The Security Policy course helps graduates such as Amblard to examine the organization and structure of the national security apparatus and national decision-making process and to access central threats to international security and develop policy options to dealing with such threats. The course also puts its products in the frame of mind to undertake major policy review on specific national security challenges and to produce written and oral products crucial to national security policymaking.
Another important benefit of Amblard's Minnesota University training came via the Strategic Human Resource Management course which instills into graduates such as the Police Director-Designate the skills to dissect complex issues, providing an understanding of theories of organizational development, leadership and human resource management.
Complementing his Strategic Human Resource Management knowledge as provided by the University of Minnesota is the Leadership for the Common Good course which enables graduates to understand and develop theories, tools and strategies of leadership, builds a learning community and provides how policy entrepreneurs develop and manage ideas for achieving the common good.

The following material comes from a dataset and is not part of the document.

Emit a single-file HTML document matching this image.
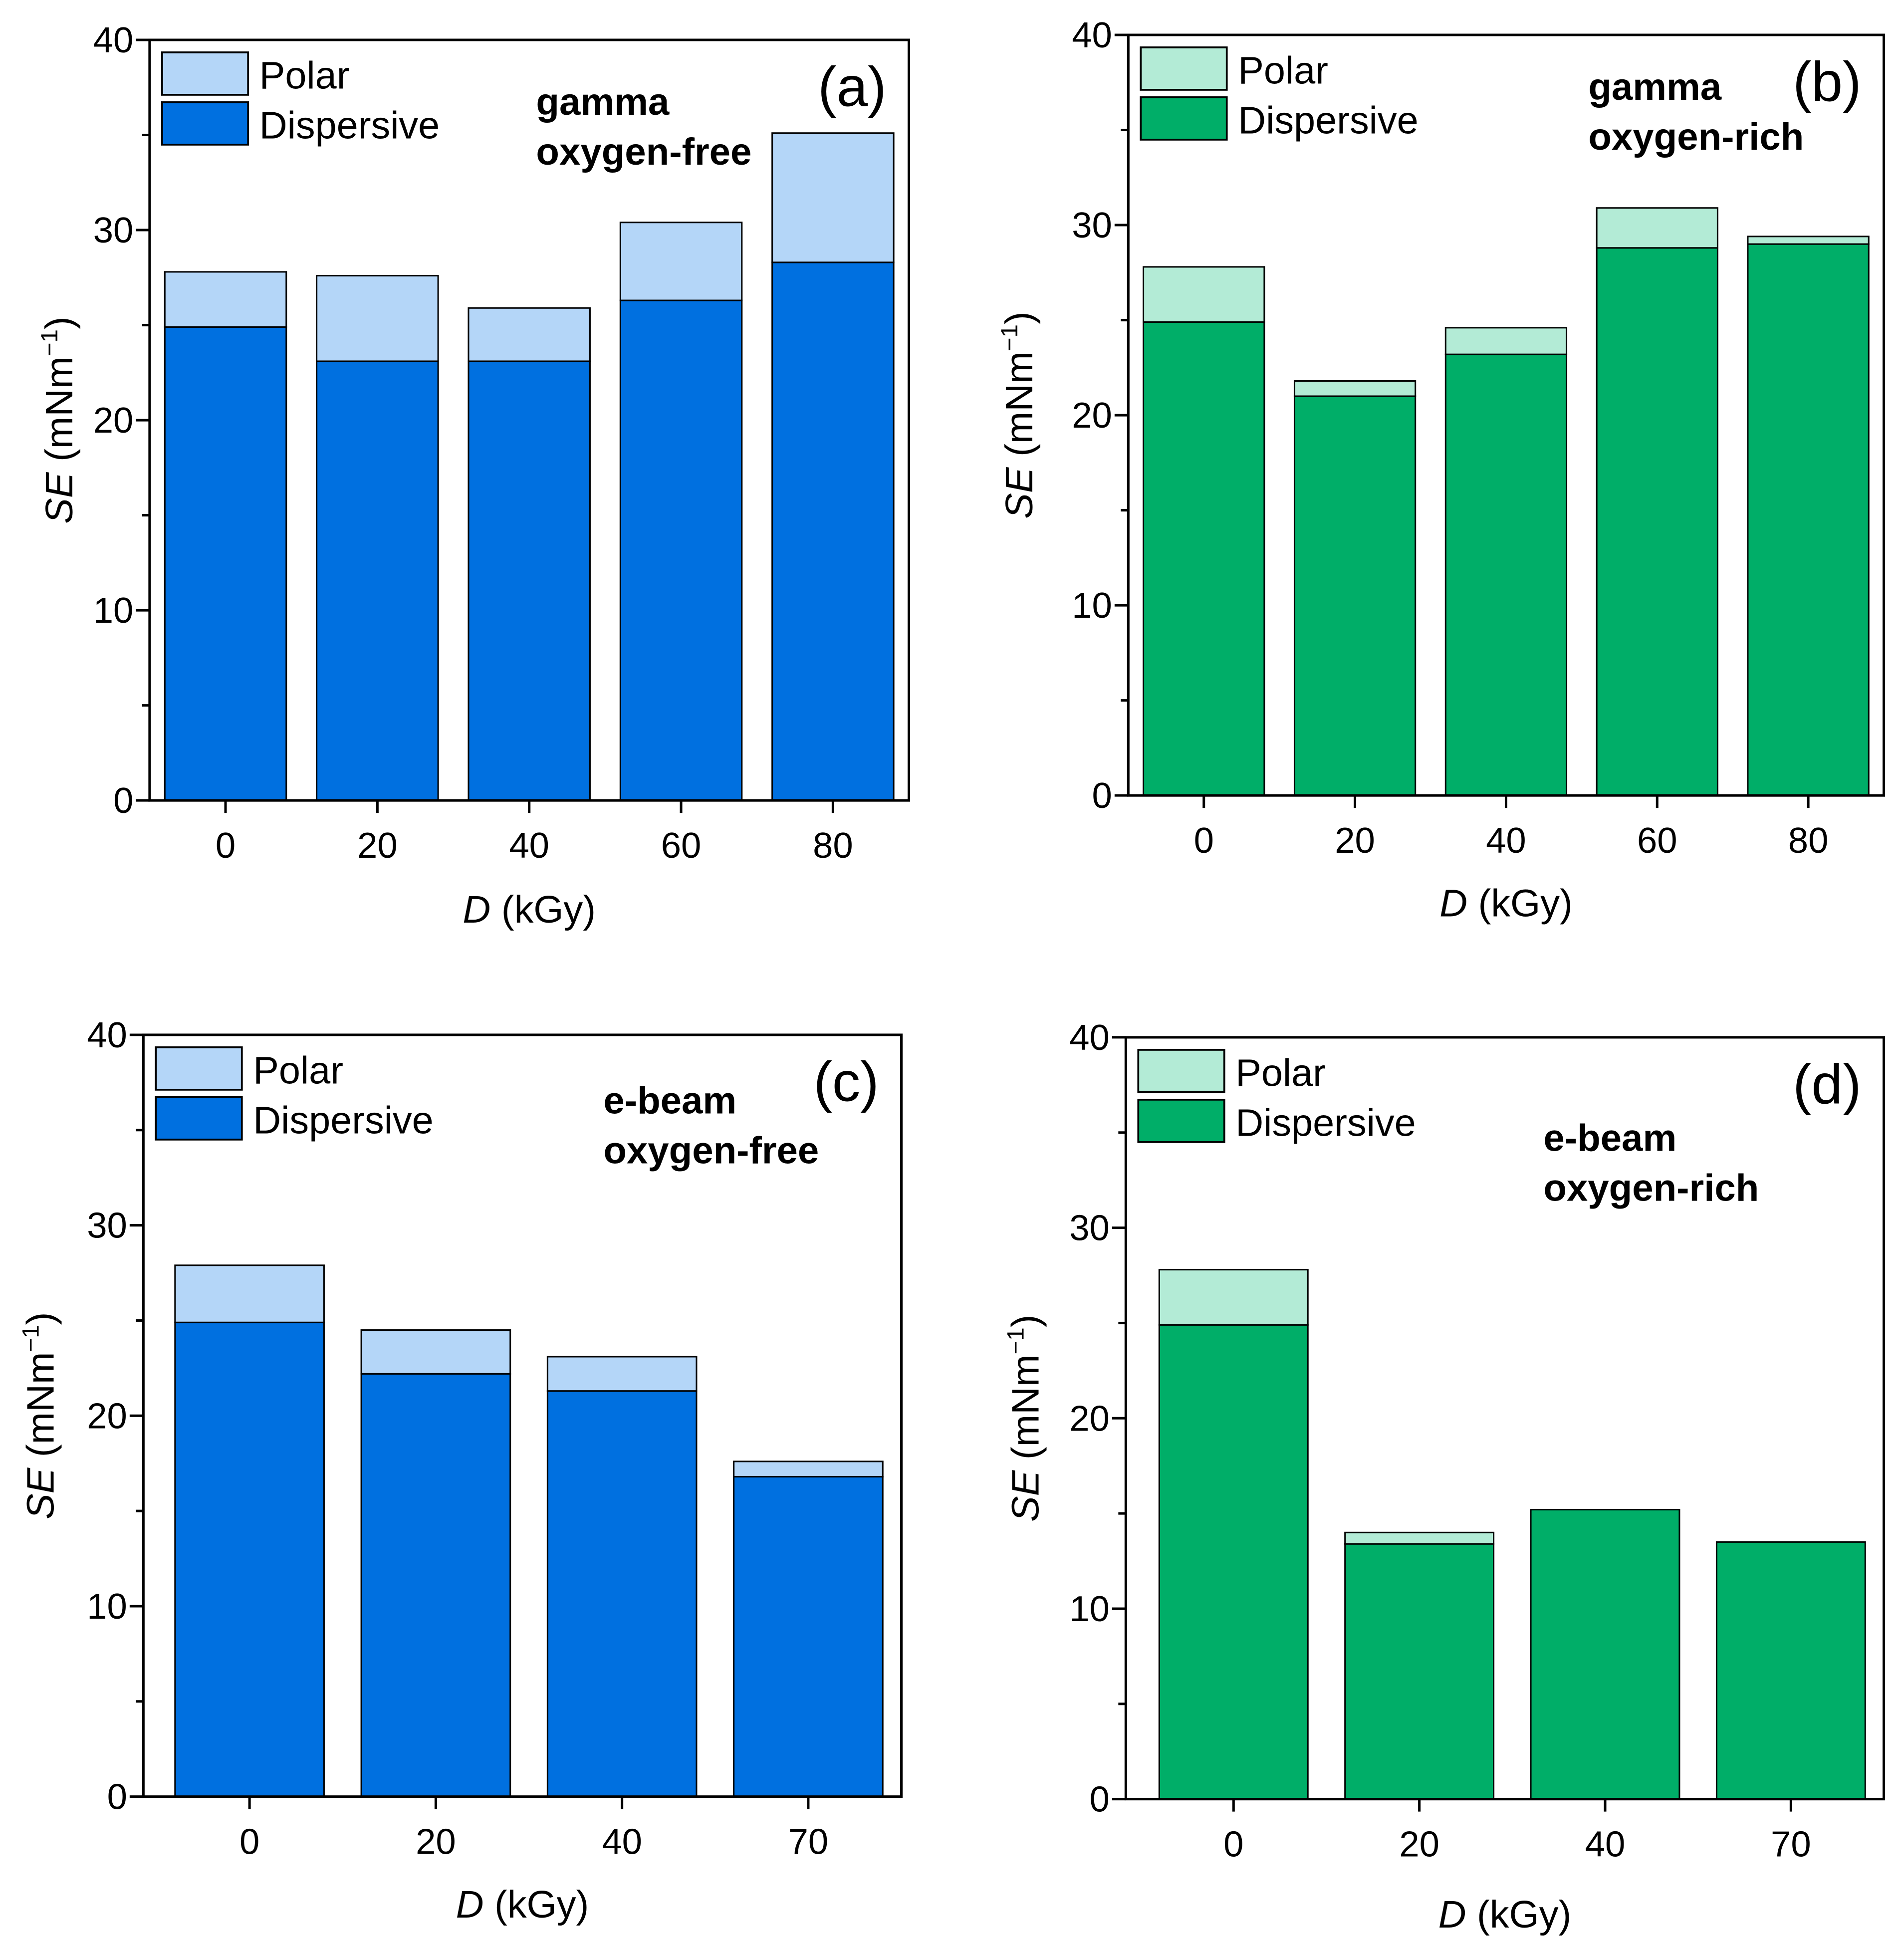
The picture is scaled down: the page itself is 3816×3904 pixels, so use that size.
<!DOCTYPE html>
<html><head><meta charset="utf-8"><style>
html,body{margin:0;padding:0;background:#fff;}
svg{display:block;}
text{font-family:"Liberation Sans",Arial,sans-serif;fill:#000;}
</style></head><body>
<svg id="fig" width="3816" height="3904" viewBox="0 0 1527.2 1562.4" xmlns="http://www.w3.org/2000/svg"></svg>
<script>
// Panel data
const catsA = ["0","20","40","60","80"];
const dispA = [24.9, 23.1, 23.1, 26.3, 28.3];
const totA  = [27.8, 27.6, 25.9, 30.4, 35.1];
const catsB = ["0","20","40","60","80"];
const dispB = [24.9, 21.0, 23.2, 28.8, 29.0];
const totB  = [27.8, 21.8, 24.6, 30.9, 29.4];
const catsC = ["0","20","40","70"];
const dispC = [24.9, 22.2, 21.3, 16.8];
const totC  = [27.9, 24.5, 23.1, 17.6];
const catsD = ["0","20","40","70"];
const dispD = [24.9, 13.4, 15.2, 13.5];
const totD  = [27.8, 14.0, 15.2, 13.5];
const yTicks = [0, 10, 20, 30, 40];
const yMinor = [5, 15, 25, 35];

const NS = "http://www.w3.org/2000/svg";
const svg = document.getElementById("fig");
function mk(tag, attrs, parent, txt){
  const e = document.createElementNS(NS, tag);
  for (const k in attrs) e.setAttribute(k, attrs[k]);
  if (txt !== undefined) e.textContent = txt;
  (parent || svg).appendChild(e);
  return e;
}
const BLUE=["#0070E0","#B4D6F8"], GREEN=["#00AE68","#B3EBD6"];

function panel(p){
  const g = mk("g", {});
  
  
  const n = p.cats.length;
  const xs = i => p.L + (i - p.x0) * (p.R - p.L) / (p.x1 - p.x0);
  const ys = v => p.B - v / 40 * (p.B - p.T);
  const bw = 0.8 * (p.R - p.L) / (p.x1 - p.x0);
  for (let i = 0; i < n; i++){
    const d = mk("rect", {x: xs(i)-bw/2, y: ys(p.disp[i]), width: bw, height: ys(0)-ys(p.disp[i]), fill: p.col[0], stroke:"#000","stroke-width":1.2}, g);
    
    
    if (p.tot[i] > p.disp[i] + 0.05){
      const q = mk("rect", {x: xs(i)-bw/2, y: ys(p.tot[i]), width: bw, height: ys(p.disp[i])-ys(p.tot[i]), fill: p.col[1], stroke:"#000","stroke-width":1.2}, g);
      
      
    }
  }
  const box = mk("rect", {x:p.L, y:p.T, width:p.R-p.L, height:p.B-p.T, fill:"none", stroke:"#000","stroke-width":2}, g);
  
  
  yTicks.forEach(v => {
    mk("line", {x1:p.L-11, x2:p.L, y1:ys(v), y2:ys(v), stroke:"#000","stroke-width":2}, g);
    const t = mk("text", {x:p.L-13, y:ys(v)+10, "font-size":29, "text-anchor":"end"}, g, String(v));
    
    
  });
  yMinor.forEach(v => mk("line", {x1:p.L-6, x2:p.L, y1:ys(v), y2:ys(v), stroke:"#000","stroke-width":2}, g));
  for (let i = 0; i < n; i++){
    mk("line", {x1:xs(i), x2:xs(i), y1:p.B, y2:p.B+10, stroke:"#000","stroke-width":2}, g);
    const t = mk("text", {x:xs(i), y:p.B+46, "font-size":29, "text-anchor":"middle"}, g, p.cats[i]);
    
    
  }
  const xt = mk("text", {x:(p.L+p.R)/2, y:p.xtY, "font-size":31, "text-anchor":"middle"}, g);
  
  
  mk("tspan", {"font-style":"italic"}, xt, "D");
  mk("tspan", {}, xt, " (kGy)");
  const yc = (p.T+p.B)/2;
  const yt = mk("text", {x:0, y:0, "font-size":31, "text-anchor":"middle", transform:`translate(${p.ytX},${yc}) rotate(-90)`}, g);
  
  
  mk("tspan", {"font-style":"italic"}, yt, "SE");
  mk("tspan", {}, yt, " (mNm");
  mk("tspan", {"font-size":19, dy:-12}, yt, "−1");
  mk("tspan", {dy:12}, yt, ")");
  // legend
  const lx = p.L + 10, ly = p.T + 10;
  [["Polar",p.col[1],0],["Dispersive",p.col[0],40]].forEach(([lab,c,o]) => {
    const r = mk("rect", {x:lx, y:ly+o, width:69, height:34, fill:c, stroke:"#000","stroke-width":1.5}, g);
    
    
    const t = mk("text", {x:lx+78, y:ly+o+29, "font-size":31}, g, lab);
    
    
  });
  p.ann.forEach((s, k) => {
    const t = mk("text", {x:p.annX, y:p.annY + k*40, "font-size":30.5, "font-weight":"bold"}, g, s);
    
    
  });
  const pl = mk("text", {x:p.R-18, y:p.T+53, "font-size":45, "text-anchor":"end"}, g, p.label);
  
  
}

panel({id:"a", L:120, R:729, T:32, B:642, x0:-0.5, x1:4.5, cats:catsA, disp:dispA, tot:totA, col:BLUE, xtY:740, ytX:58, ann:["gamma","oxygen-free"], annX:430, annY:92, label:"(a)"});
panel({id:"b", L:905, R:1511, T:28, B:638, x0:-0.5, x1:4.5, cats:catsB, disp:dispB, tot:totB, col:GREEN, xtY:735, ytX:828, ann:["gamma","oxygen-rich"], annX:1274, annY:80, label:"(b)"});
panel({id:"c", L:115, R:723, T:830, B:1441, x0:-0.57, x1:3.5, cats:catsC, disp:dispC, tot:totC, col:BLUE, xtY:1538, ytX:43, ann:["e-beam","oxygen-free"], annX:484, annY:893, label:"(c)"});
panel({id:"d", L:903, R:1511, T:832, B:1443, x0:-0.58, x1:3.5, cats:catsD, disp:dispD, tot:totD, col:GREEN, xtY:1546, ytX:833, ann:["e-beam","oxygen-rich"], annX:1238, annY:923, label:"(d)"});
</script>
</body></html>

While undergoing his Humphrey International Fellowship Program provided by the University of Minnesota , Amblard enjoyed training affiliation with the Brooklyn Park Police Department (BPPD) where he studied processes and methods of policing and law enforcement, thus imbibing a holistic understanding of working in a Liberia type environment since Liberians in this part of Minnesota , Brooklyn , are approximately 22,000.
The BPPD studies permitted the new Police Director to acquire training in Special Weapons and Tactics (SWAT), Tactical Leadership, Use of Refresher Training, Basic and Advanced Handgun Rifle Training and Transformative Justice. The rather intensive course has developed Amblard's capacity to possessing the technical and strategic expertise required to effectively administer and manage a modern police organization.
Before the Inspector-General's appointment at the National Security Agency (NSA) where he served as Deputy Director for Administration from 2006 to 2008, Amblard occupied a plethora of other venerable administrative positions, according to documents in possession of The Analyst.
He was the Founder, General Manager and CEO of Atlas Trading Corps and an Associate of the US-based Corporate Response Group, where he was responsible for the design of crisis and emergency management plans for various corporate governmental clients. Confirmed documents in possession of The Analyst show that before the Police Director-Designate returned to Liberia in 1998, he worked for three years as paralegal at one of USA 's leading law firms, Jackson & Campbell Law Firm situated in Washington , DC .
Amblard's service at the law firm provided him ample experience in legal research and investigations and preparing legal briefs for lead lawyers for the firm. Earlier media publications glossed over substantive information on the professional and academic standing of the new police director now pending confirmation before the Liberian Senate.
But pundits in government circles, both at the Executive and Legislature, said compared with a chain of erstwhile police directors, Amblard stands a better professional and academic chance to make enormous progress at the Liberia National Police.
Though Amblard might not have obtained a Doctorate in Police Science, a longtime-serving LNP officer who does not want to be named in print said the level of training and experience he brings to the police force is adequate to actualize, if not finalize, the horde of reform measures initiated by his predecessors.